Harnessing People Power
Over the decades, many young Soldiers have had a many great, transformational ideas, Cardon said. The problem for the Army was that those great ideas didn't always make their way up the chain to someone who could implement them.
In October, the Army launched Army Ideas for Innovation, or AI2, a digital crowdsourcing program that solicits ideas for how the Army can become more innovative. Any member of the Department of Defense community with a CAC card can participate. AI2 is located at https://www.milsuite.mil/book/community/spaces/ai2.
At that site, which is a SharePoint portal, those ideas are crowdsourced and, if they pass muster, elevated to appropriate staff agencies. "It may not be perfect," he said. "But it has potential to harness the power of our workforce and innovation."

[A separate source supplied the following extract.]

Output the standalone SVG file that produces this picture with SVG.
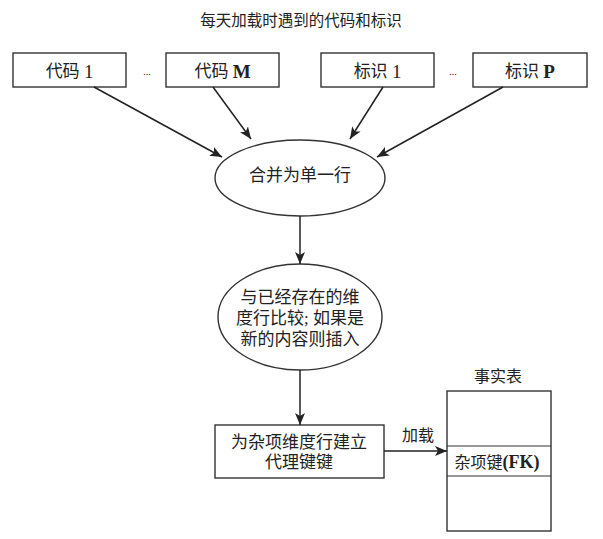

Technology Now in Hyperdrive
Cardon said the fast pace of technological change should be a wake-up call for the Army, a force intent on maintaining its overmatch advantage. While the warfighting community has embraced innovation and disruptive technologies, he said, the business side of the Army has some catching up to do.
Civilian corporations are similarly faced with the growing threat of disruptive new technologies and processes, he said. Traditionally, companies on the Fortune 500 lineup have averaged 90 years on that list. Today, it's more like 15.
As a centuries-old institution, the Army must be mindful of the danger of obsolescence amid this surge in technological innovation. Cardon illustrated the point using the following time travel analogy.
If you took a Soldier from 1917, the year America entered World War I, and dropped him into 1940, early World War II, the Soldier would encounter modern but still recognizable armaments and organizational structures. On the other hand, if you dropped a Soldier from 1914, before America's entry into World War I, into 1940, it would all be new to him.
Since that time, Carden proposed, the pace of technological advance has moved so rapidly that a Soldier from just 10 years ago would find the technology of today almost as new and daunting as Soldier from 1914 would find the world of 1940.
Cardon said there's a great opportunity for accelerated business transformation in the Army, as the new administration, along with Congress and the new secretary of Defense, are making transformation a priority.
Cardon predicts, once all the political appointments are filled, the pace of that change will quickly pick up.
"The challenge now," he said, "is how we organize for what is to come."